Sécurité sociale – une impasse dont les Français ne sont pas dupes

par | 22 Avr 2025 | Eclairage

Les Pouvoirs publics ont pris la mauvaise habitude de faire les poches des complémentaires santé. Sous une forme ou sous une autre, ils ponctionnent et maintenant la Cour des comptes s’y met aussi.

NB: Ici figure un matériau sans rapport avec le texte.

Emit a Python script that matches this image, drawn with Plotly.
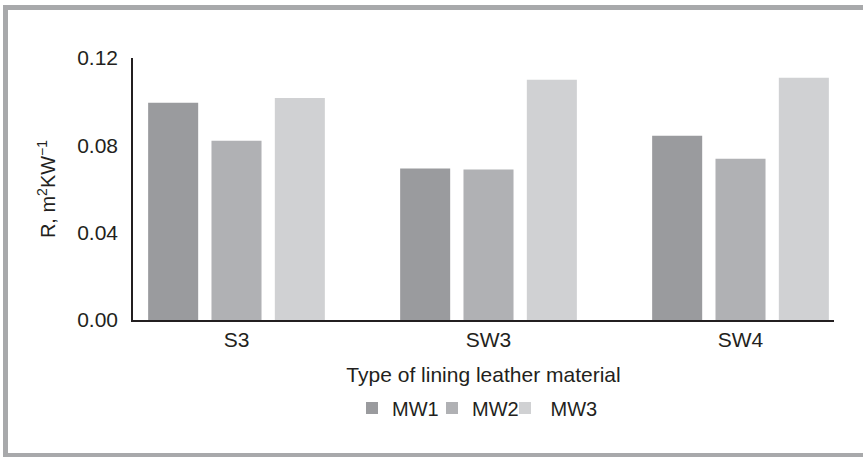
import plotly.graph_objects as go

categories = ["S3", "SW3", "SW4"]
series_names = ["MW1", "MW2", "\u00a0MW3"]
mw1 = [0.0995, 0.0694, 0.0844]
mw2 = [0.0821, 0.0689, 0.0739]
mw3 = [0.1017, 0.1100, 0.1109]
colors = ["#9a9b9e", "#b0b1b4", "#d0d1d3"]
y_ticks = [0.00, 0.04, 0.08, 0.12]

W, H = 863, 457
L, R, T, B = 133, 29, 58, 137
txt = "#231f20"
font = dict(family="Liberation Sans, Arial, sans-serif", size=21, color=txt)
legend_font = dict(family="Liberation Sans, Arial, sans-serif", size=20, color=txt)

def px_x(p):
    return (p - L) / (W - L - R)

def px_y(p):
    return (H - B - p) / (H - T - B)

legend_ids = ["legend", "legend2", "legend3"]
legend_left_px = [352, 432, 505]

fig = go.Figure()
for name, vals, c, lg in zip(series_names, [mw1, mw2, mw3], colors, legend_ids):
    fig.add_trace(go.Bar(x=categories, y=vals, name=name, marker_color=c,
                         marker_line_width=0, legend=lg))

frame = "#a8a9ab"
shapes = [
    dict(type="rect", xref="paper", yref="paper", x0=px_x(3), x1=px_x(8), y0=px_y(457), y1=px_y(5),
         fillcolor=frame, line_width=0, layer="below"),
    dict(type="rect", xref="paper", yref="paper", x0=px_x(3), x1=px_x(863), y0=px_y(10), y1=px_y(5),
         fillcolor=frame, line_width=0, layer="below"),
    dict(type="rect", xref="paper", yref="paper", x0=px_x(3), x1=px_x(863), y0=px_y(457), y1=px_y(453),
         fillcolor=frame, line_width=0, layer="below"),
]

legends = {}
for lg, lx in zip(legend_ids, legend_left_px):
    legends[lg] = dict(orientation="h", x=px_x(lx), xanchor="left", y=px_y(408), yanchor="middle",
                       font=legend_font, itemwidth=30, bgcolor="rgba(0,0,0,0)")

fig.update_layout(
    width=W, height=H,
    margin=dict(l=L, r=R, t=T, b=B, autoexpand=False),
    paper_bgcolor="white", plot_bgcolor="white",
    font=font,
    barmode="group", bargap=0.246, bargroupgap=0.21,
    showlegend=True,
    shapes=shapes,
    xaxis=dict(range=[-0.4107, 2.371], showline=True, linecolor=txt, linewidth=1.5,
               ticks="", showgrid=False, zeroline=False, tickfont=font,
               title=dict(text="Type of lining leather material", font=font, standoff=17)),
    yaxis=dict(range=[0, 0.12], tickvals=y_ticks, tickformat=".2f", showline=True,
               linecolor=txt, linewidth=1.5, ticks="", showgrid=False, zeroline=False,
               tickfont=font, ticklabelstandoff=9,
               title=dict(text="R, m<sup>2</sup>KW<sup>−1</sup>",
                          font=dict(family=font["family"], size=20, color=txt), standoff=16)),
    **legends,
)

fig.write_html("out.html", config={"displayModeBar": False},
               post_script="document.body.style.margin='0px';")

Le déficit tendanciel pour 2025 pourrait atteindre 28,4 milliards d’euros. Les recettes ne sont pas à la hauteur des prévisions, en revanche les dépenses, notamment dans les branches vieillesse et santé sont soutenues. Le gouvernement a prévu pour le budget 2026, 14,8 milliards d’économies pour la Sécurité sociale. Catherine Vautrin ministre du Travail, de la Santé et des Solidarités a déjà annoncé la mise à contribution des OCAM1 à hauteur d’1 milliard d’euros. La Cour des comptes vient conforter sa position en se prononçant pour un « rééquilibrage » de 1 à 1,5 milliards d’euros. Et, pour ne pas pénaliser les assurés, les magistrats de la rue Cambon préconisent « un financement en priorité par des gains d’efficience sur les frais de gestion plutôt que par une hausse des cotisations ». Une manière élégante de dire aux assureurs de prendre en charge cette taxation, sans la répercuter sur les assurés. On croit rêver de lire cela, sous la plume de spécialistes des finances, alors que l’activité des complémentaires santé est quasi déficitaire.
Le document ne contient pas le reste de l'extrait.